Leave out the images; return the rest of the data exactly.
+ + +
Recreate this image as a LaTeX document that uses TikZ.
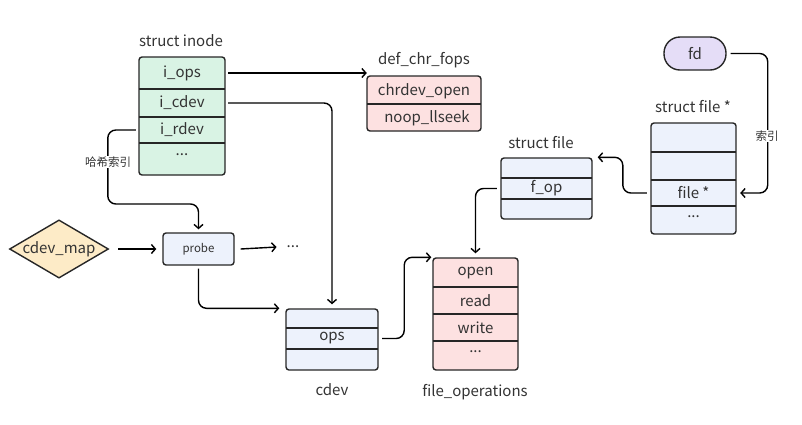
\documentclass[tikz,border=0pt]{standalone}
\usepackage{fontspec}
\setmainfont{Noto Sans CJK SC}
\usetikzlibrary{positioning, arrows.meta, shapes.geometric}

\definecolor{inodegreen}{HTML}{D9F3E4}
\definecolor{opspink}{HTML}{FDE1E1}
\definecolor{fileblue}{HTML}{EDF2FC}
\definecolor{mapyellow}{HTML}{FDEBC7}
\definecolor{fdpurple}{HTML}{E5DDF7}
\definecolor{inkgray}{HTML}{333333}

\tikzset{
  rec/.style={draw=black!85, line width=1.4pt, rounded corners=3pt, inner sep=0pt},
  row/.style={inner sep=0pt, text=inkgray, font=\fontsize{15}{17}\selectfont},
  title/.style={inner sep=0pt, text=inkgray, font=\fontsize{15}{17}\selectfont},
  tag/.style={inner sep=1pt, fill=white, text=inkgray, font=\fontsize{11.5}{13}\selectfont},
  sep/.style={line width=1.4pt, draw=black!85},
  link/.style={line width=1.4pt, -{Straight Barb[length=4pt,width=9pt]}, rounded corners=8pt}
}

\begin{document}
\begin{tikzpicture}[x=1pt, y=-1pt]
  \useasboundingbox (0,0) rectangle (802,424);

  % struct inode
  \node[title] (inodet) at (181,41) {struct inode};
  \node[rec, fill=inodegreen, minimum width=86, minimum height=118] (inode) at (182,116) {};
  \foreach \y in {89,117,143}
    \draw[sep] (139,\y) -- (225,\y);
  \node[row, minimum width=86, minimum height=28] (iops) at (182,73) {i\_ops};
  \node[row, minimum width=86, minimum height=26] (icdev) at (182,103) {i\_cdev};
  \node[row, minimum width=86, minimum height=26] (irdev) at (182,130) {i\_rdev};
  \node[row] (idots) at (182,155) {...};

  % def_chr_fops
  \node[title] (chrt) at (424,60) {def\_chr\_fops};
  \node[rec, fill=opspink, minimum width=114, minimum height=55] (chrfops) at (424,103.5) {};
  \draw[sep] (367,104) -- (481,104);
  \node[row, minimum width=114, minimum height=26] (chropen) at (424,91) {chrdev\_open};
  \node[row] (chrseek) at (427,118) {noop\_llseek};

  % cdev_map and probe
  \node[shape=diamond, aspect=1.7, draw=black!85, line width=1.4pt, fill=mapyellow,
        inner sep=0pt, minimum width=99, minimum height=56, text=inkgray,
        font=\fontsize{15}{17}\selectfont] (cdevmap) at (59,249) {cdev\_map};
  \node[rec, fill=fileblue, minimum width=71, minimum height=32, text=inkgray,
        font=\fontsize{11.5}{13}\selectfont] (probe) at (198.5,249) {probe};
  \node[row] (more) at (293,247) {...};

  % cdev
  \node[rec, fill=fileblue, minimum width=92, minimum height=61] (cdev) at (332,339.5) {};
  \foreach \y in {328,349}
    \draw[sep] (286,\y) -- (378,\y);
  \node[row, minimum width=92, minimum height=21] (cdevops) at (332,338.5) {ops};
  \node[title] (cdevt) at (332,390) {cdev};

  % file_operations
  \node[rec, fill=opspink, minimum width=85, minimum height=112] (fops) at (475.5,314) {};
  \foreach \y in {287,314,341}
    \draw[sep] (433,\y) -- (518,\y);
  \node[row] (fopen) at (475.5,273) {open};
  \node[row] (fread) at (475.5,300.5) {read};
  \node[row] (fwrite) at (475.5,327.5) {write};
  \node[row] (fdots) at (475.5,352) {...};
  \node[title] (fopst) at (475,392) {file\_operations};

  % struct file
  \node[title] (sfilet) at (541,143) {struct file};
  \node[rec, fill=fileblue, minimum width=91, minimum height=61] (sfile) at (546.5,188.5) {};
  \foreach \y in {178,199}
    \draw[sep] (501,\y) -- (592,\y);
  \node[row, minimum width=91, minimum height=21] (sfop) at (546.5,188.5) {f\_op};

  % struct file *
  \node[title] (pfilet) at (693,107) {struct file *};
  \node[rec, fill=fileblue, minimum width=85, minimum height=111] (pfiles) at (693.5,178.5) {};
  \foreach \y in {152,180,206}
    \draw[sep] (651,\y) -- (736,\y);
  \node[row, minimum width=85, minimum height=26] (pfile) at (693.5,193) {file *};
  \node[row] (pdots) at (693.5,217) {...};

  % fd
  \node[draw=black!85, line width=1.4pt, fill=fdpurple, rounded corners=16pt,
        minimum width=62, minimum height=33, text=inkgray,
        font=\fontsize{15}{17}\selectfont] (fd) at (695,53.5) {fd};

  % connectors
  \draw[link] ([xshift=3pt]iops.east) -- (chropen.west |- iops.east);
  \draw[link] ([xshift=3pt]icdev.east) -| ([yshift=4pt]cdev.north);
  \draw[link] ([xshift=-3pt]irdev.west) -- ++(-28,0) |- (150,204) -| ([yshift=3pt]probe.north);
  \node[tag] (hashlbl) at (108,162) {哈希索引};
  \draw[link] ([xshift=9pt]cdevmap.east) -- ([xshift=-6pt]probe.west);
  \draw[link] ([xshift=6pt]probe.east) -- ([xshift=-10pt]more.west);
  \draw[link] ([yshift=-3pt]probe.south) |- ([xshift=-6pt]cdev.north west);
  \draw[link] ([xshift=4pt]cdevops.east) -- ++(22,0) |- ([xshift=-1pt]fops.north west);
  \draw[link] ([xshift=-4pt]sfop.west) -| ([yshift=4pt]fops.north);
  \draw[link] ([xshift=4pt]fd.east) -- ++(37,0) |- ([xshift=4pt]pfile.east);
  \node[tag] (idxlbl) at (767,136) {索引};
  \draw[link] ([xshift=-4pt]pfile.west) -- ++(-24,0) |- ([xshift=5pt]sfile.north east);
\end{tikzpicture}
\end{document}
+ + +
__EXERCISE RESPONSE__
Recreate this image as a LaTeX document that uses TikZ.
\documentclass[tikz,border=0pt]{standalone}
\usepackage{fontspec}
\setmainfont{Noto Sans CJK SC}
\usetikzlibrary{positioning, arrows.meta, shapes.geometric}

\definecolor{inodegreen}{HTML}{D9F3E4}
\definecolor{opspink}{HTML}{FDE1E1}
\definecolor{fileblue}{HTML}{EDF2FC}
\definecolor{mapyellow}{HTML}{FDEBC7}
\definecolor{fdpurple}{HTML}{E5DDF7}
\definecolor{inkgray}{HTML}{333333}

\tikzset{
  rec/.style={draw=black!85, line width=1.4pt, rounded corners=3pt, inner sep=0pt},
  row/.style={inner sep=0pt, text=inkgray, font=\fontsize{15}{17}\selectfont},
  title/.style={inner sep=0pt, text=inkgray, font=\fontsize{15}{17}\selectfont},
  tag/.style={inner sep=1pt, fill=white, text=inkgray, font=\fontsize{11.5}{13}\selectfont},
  sep/.style={line width=1.4pt, draw=black!85},
  link/.style={line width=1.4pt, -{Straight Barb[length=4pt,width=9pt]}, rounded corners=8pt}
}

\begin{document}
\begin{tikzpicture}[x=1pt, y=-1pt]
  \useasboundingbox (0,0) rectangle (802,424);

  % struct inode
  \node[title] (inodet) at (181,41) {struct inode};
  \node[rec, fill=inodegreen, minimum width=86, minimum height=118] (inode) at (182,116) {};
  \foreach \y in {89,117,143}
    \draw[sep] (139,\y) -- (225,\y);
  \node[row, minimum width=86, minimum height=28] (iops) at (182,73) {i\_ops};
  \node[row, minimum width=86, minimum height=26] (icdev) at (182,103) {i\_cdev};
  \node[row, minimum width=86, minimum height=26] (irdev) at (182,130) {i\_rdev};
  \node[row] (idots) at (182,155) {...};

  % def_chr_fops
  \node[title] (chrt) at (424,60) {def\_chr\_fops};
  \node[rec, fill=opspink, minimum width=114, minimum height=55] (chrfops) at (424,103.5) {};
  \draw[sep] (367,104) -- (481,104);
  \node[row, minimum width=114, minimum height=26] (chropen) at (424,91) {chrdev\_open};
  \node[row] (chrseek) at (427,118) {noop\_llseek};

  % cdev_map and probe
  \node[shape=diamond, aspect=1.7, draw=black!85, line width=1.4pt, fill=mapyellow,
        inner sep=0pt, minimum width=99, minimum height=56, text=inkgray,
        font=\fontsize{15}{17}\selectfont] (cdevmap) at (59,249) {cdev\_map};
  \node[rec, fill=fileblue, minimum width=71, minimum height=32, text=inkgray,
        font=\fontsize{11.5}{13}\selectfont] (probe) at (198.5,249) {probe};
  \node[row] (more) at (293,247) {...};

  % cdev
  \node[rec, fill=fileblue, minimum width=92, minimum height=61] (cdev) at (332,339.5) {};
  \foreach \y in {328,349}
    \draw[sep] (286,\y) -- (378,\y);
  \node[row, minimum width=92, minimum height=21] (cdevops) at (332,338.5) {ops};
  \node[title] (cdevt) at (332,390) {cdev};

  % file_operations
  \node[rec, fill=opspink, minimum width=85, minimum height=112] (fops) at (475.5,314) {};
  \foreach \y in {287,314,341}
    \draw[sep] (433,\y) -- (518,\y);
  \node[row] (fopen) at (475.5,273) {open};
  \node[row] (fread) at (475.5,300.5) {read};
  \node[row] (fwrite) at (475.5,327.5) {write};
  \node[row] (fdots) at (475.5,352) {...};
  \node[title] (fopst) at (475,392) {file\_operations};

  % struct file
  \node[title] (sfilet) at (541,143) {struct file};
  \node[rec, fill=fileblue, minimum width=91, minimum height=61] (sfile) at (546.5,188.5) {};
  \foreach \y in {178,199}
    \draw[sep] (501,\y) -- (592,\y);
  \node[row, minimum width=91, minimum height=21] (sfop) at (546.5,188.5) {f\_op};

  % struct file *
  \node[title] (pfilet) at (693,107) {struct file *};
  \node[rec, fill=fileblue, minimum width=85, minimum height=111] (pfiles) at (693.5,178.5) {};
  \foreach \y in {152,180,206}
    \draw[sep] (651,\y) -- (736,\y);
  \node[row, minimum width=85, minimum height=26] (pfile) at (693.5,193) {file *};
  \node[row] (pdots) at (693.5,217) {...};

  % fd
  \node[draw=black!85, line width=1.4pt, fill=fdpurple, rounded corners=16pt,
        minimum width=62, minimum height=33, text=inkgray,
        font=\fontsize{15}{17}\selectfont] (fd) at (695,53.5) {fd};

  % connectors
  \draw[link] ([xshift=3pt]iops.east) -- (chropen.west |- iops.east);
  \draw[link] ([xshift=3pt]icdev.east) -| ([yshift=4pt]cdev.north);
  \draw[link] ([xshift=-3pt]irdev.west) -- ++(-28,0) |- (150,204) -| ([yshift=3pt]probe.north);
  \node[tag] (hashlbl) at (108,162) {哈希索引};
  \draw[link] ([xshift=9pt]cdevmap.east) -- ([xshift=-6pt]probe.west);
  \draw[link] ([xshift=6pt]probe.east) -- ([xshift=-10pt]more.west);
  \draw[link] ([yshift=-3pt]probe.south) |- ([xshift=-6pt]cdev.north west);
  \draw[link] ([xshift=4pt]cdevops.east) -- ++(22,0) |- ([xshift=-1pt]fops.north west);
  \draw[link] ([xshift=-4pt]sfop.west) -| ([yshift=4pt]fops.north);
  \draw[link] ([xshift=4pt]fd.east) -- ++(37,0) |- ([xshift=4pt]pfile.east);
  \node[tag] (idxlbl) at (767,136) {索引};
  \draw[link] ([xshift=-4pt]pfile.west) -- ++(-24,0) |- ([xshift=5pt]sfile.north east);
\end{tikzpicture}
\end{document}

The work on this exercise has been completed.